On Mon, 11 Nov 2002 17:43:01 +0000, Dave Whipp wrote:

> I see where you are coming from ... but is the IO infrastructure really the
> most primitive thing to rely on? It may be at the moment; but I expect
> that it will become more complex. C<print> may be a built-in right now;
> but it should probably move to a module later.
 
> If we can't rely on C<assert(0)> to kill a test (and C<assert(1) not to>;
> then things are pretty badly broken (assuming that C<assert> exists).
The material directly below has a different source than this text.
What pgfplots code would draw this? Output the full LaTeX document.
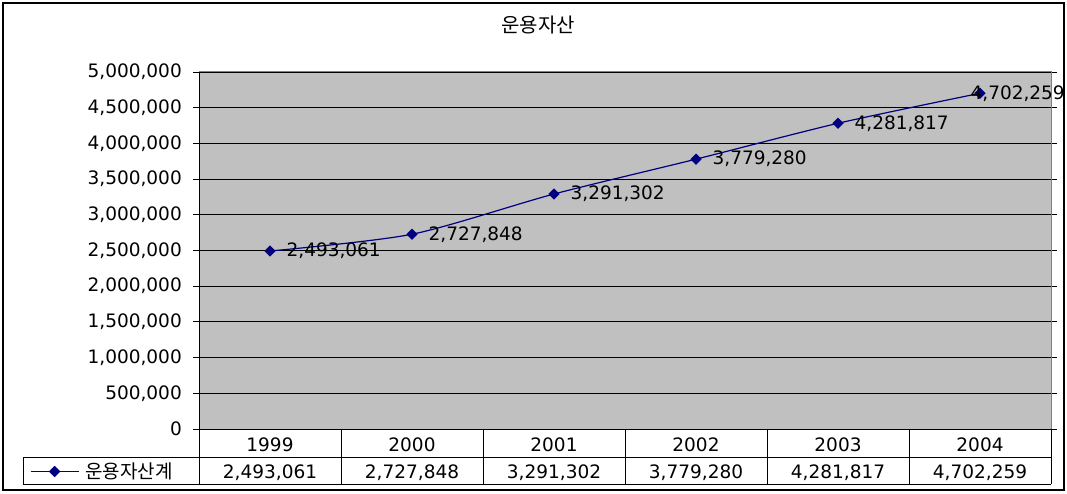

It's more than just C<assert()>, though, because it includes function calls,
argument passing, and boolean context.

That's why we don't use Test.pm or Test::More for t/op/* in Perl 5.  As far as
possible, we test units in isolation.
 
> If we are going to pick a very small subset on which almost all tests
> will depend ... isn't it better to pick the test-infrastructure itself to be
> that dependency; rather that some arbitrary module (like IO).

Provided Parrot is tested appropriately, I think we can rely on that baseline. 
In other words, once Parrot is up and running, we can assume that it has passed
all of its tests.

Would you be more comfortable with a pure-Parrot test suite?

I don't think we're at that point of bootstrapping yet, but it would be nice to
test other Parrot-enabled languages.